Copy exactly, and only, the lines below from the first through the one containing "import plotly.graph_objects as go", both included; pictures are omitted.

Figure scripts
■ ■ ■ ■ ■

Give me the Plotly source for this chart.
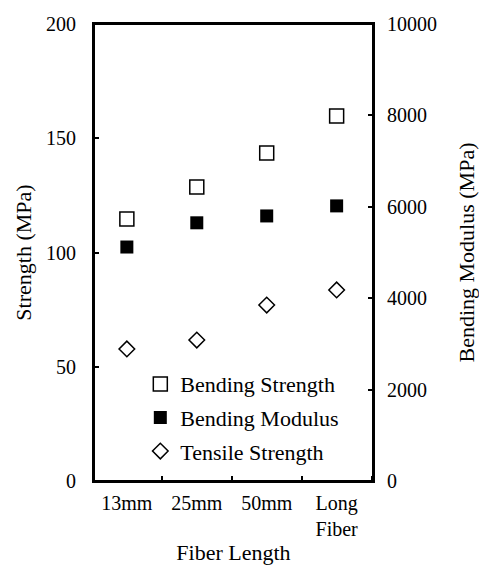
import plotly.graph_objects as go

categories = ["13mm", "25mm", "50mm", "Long<br>Fiber"]
bending_strength = [114.7, 128.7, 143.5, 159.7]   # MPa (left axis)
bending_modulus = [5120, 5650, 5800, 6020]         # MPa (right axis)
tensile_strength = [57.8, 61.7, 77.0, 83.6]        # MPa (left axis)

FONT = "Liberation Serif"

fig = go.Figure()
fig.add_trace(go.Scatter(
    x=categories, y=bending_strength, mode="markers", name="Bending Strength",
    legendgroup="a",
    marker=dict(symbol="square-open", size=14, color="black", line=dict(width=1.5, color="black")),
))
fig.add_trace(go.Scatter(
    x=categories, y=bending_modulus, mode="markers", name="Bending Modulus",
    legendgroup="b", yaxis="y2",
    marker=dict(symbol="square", size=13, color="black"),
))
fig.add_trace(go.Scatter(
    x=categories, y=tensile_strength, mode="markers", name="Tensile Strength",
    legendgroup="c",
    marker=dict(symbol="diamond-open", size=12, color="black", line=dict(width=1.5, color="black")),
))

fig.update_layout(
    width=479, height=565,
    margin=dict(l=94, r=106, t=24, b=84),
    paper_bgcolor="white", plot_bgcolor="white",
    font=dict(family=FONT, size=20, color="black"),
    showlegend=True,
    legend=dict(x=0.166, y=0.258, xanchor="left", yanchor="top",
                bgcolor="rgba(0,0,0,0)", font=dict(size=22, family=FONT),
                traceorder="grouped", tracegroupgap=2, itemwidth=30),
    xaxis=dict(
        type="category", range=[-0.47, 3.52], automargin=False,
        showline=True, linecolor="black", linewidth=2, mirror=True,
        ticks="inside", tickson="boundaries", ticklen=5, tickcolor="black", tickwidth=1.5,
        showgrid=False, zeroline=False,
        ticklabelstandoff=3,
        title=dict(text="Fiber Length", standoff=9, font=dict(size=22)),
    ),
    yaxis=dict(
        range=[0, 200], dtick=50, automargin=False,
        showline=True, linecolor="black", linewidth=2, mirror=True,
        ticks="inside", ticklen=5, tickcolor="black", tickwidth=1.5,
        showgrid=False, zeroline=False,
        ticklabelstandoff=12,
        title=dict(text="Strength (MPa)", standoff=8, font=dict(size=22)),
    ),
    yaxis2=dict(
        range=[0, 10000], dtick=2000, overlaying="y", side="right",
        tickformat="d", automargin=False,
        showline=True, linecolor="black", linewidth=2,
        ticks="inside", ticklen=5, tickcolor="black", tickwidth=1.5,
        showgrid=False, zeroline=False,
        ticklabelstandoff=8,
        title=dict(text="Bending Modulus (MPa)", standoff=26, font=dict(size=22)),
    ),
    shapes=[dict(type="rect", xref="paper", yref="paper", x0=0, y0=0, x1=1, y1=1,
                 line=dict(color="black", width=2), fillcolor="rgba(0,0,0,0)", layer="above")],
)

fig.write_html("out.html", config={"displayModeBar": False},
               post_script="document.body.style.margin='0';")
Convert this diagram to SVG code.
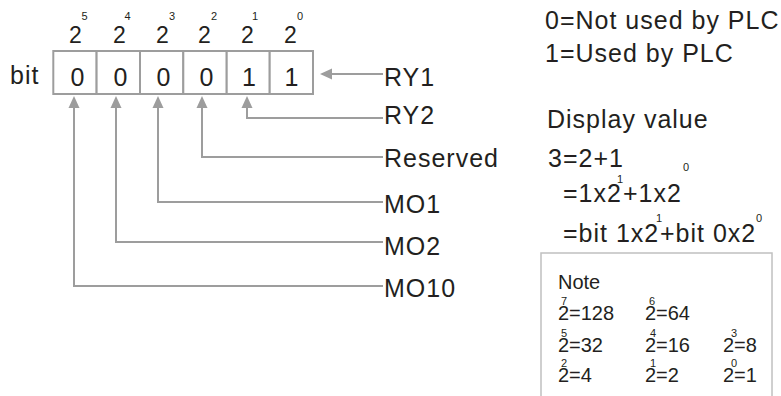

■ ■ ■ ■ ■

Expected output:
Give me the Plotly source for this chart.
import plotly.graph_objects as go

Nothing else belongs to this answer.